One of the longest and largest functioning American religions, Father Divine’s controversial International Peace Mission began in the late 1930s, but still persists today. On Oct. 29, the Woodmont Estate in Gladwyne unveiled and dedicated a museum and library to its founder.
The library and museum is one of the largest collections dedicated to an American religion and one of the five largest collections dedicated to any African-American in the country.
“There are at least 250,000 photographs documenting the history of the Peace Mission and at least 50,000 letters [from] Father Divine’s personal correspondence. All of this will slowly be digitized and made searchable,” says the library and museums archivist, Christopher Stewart.
“It’s not simply a devotional space—it’s meant to be, over time, a research library with archival standards and preservation standards. Such a thing, as a cultural institution, will make these materials available to scholars and followers and would-be followers,” Stewart says.

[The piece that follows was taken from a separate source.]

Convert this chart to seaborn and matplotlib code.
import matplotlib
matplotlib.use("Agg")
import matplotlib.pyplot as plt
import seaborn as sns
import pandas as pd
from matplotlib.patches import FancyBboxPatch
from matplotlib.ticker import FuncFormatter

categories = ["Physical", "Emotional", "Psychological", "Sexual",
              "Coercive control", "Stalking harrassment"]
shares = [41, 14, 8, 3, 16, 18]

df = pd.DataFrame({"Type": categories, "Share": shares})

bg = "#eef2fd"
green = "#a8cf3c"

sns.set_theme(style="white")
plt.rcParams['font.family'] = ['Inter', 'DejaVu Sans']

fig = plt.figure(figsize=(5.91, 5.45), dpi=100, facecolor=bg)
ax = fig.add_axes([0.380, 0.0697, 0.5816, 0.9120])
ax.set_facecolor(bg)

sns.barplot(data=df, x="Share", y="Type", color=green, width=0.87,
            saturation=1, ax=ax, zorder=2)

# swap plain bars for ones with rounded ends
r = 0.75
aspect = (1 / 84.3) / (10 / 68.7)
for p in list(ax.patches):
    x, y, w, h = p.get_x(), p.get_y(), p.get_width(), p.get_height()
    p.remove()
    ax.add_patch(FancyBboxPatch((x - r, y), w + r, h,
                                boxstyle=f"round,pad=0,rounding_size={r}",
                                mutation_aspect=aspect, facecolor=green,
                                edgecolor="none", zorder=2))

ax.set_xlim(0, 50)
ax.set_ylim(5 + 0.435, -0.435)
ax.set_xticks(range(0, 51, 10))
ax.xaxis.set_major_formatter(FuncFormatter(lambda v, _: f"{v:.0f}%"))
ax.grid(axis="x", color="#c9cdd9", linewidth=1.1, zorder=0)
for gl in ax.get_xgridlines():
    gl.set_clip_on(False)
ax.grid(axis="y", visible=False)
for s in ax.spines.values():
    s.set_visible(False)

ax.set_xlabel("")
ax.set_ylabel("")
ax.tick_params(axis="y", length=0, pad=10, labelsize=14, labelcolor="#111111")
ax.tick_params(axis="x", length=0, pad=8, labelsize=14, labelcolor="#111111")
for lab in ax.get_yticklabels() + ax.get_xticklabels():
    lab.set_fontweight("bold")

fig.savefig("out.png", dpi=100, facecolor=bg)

He estimates that somewhere between 25 and 35 committed followers currently live within the Peace Mission either at Woodmont, Circle Mission in Center City, or in Sayville, N.Y., the mission’s original home.
The hierarchy of Peace Mission is still a question, though. Mother Divine—the second wife of Father Divine, who famously told him, “I want to marry you because I know you are God”—died in March. Since then, some speculation has surrounded the inquiry and the rightful owners of the estate.
Tommy Garcia, the adopted son of Father and Mother Divine, says he is still seeking access to the estate and the library.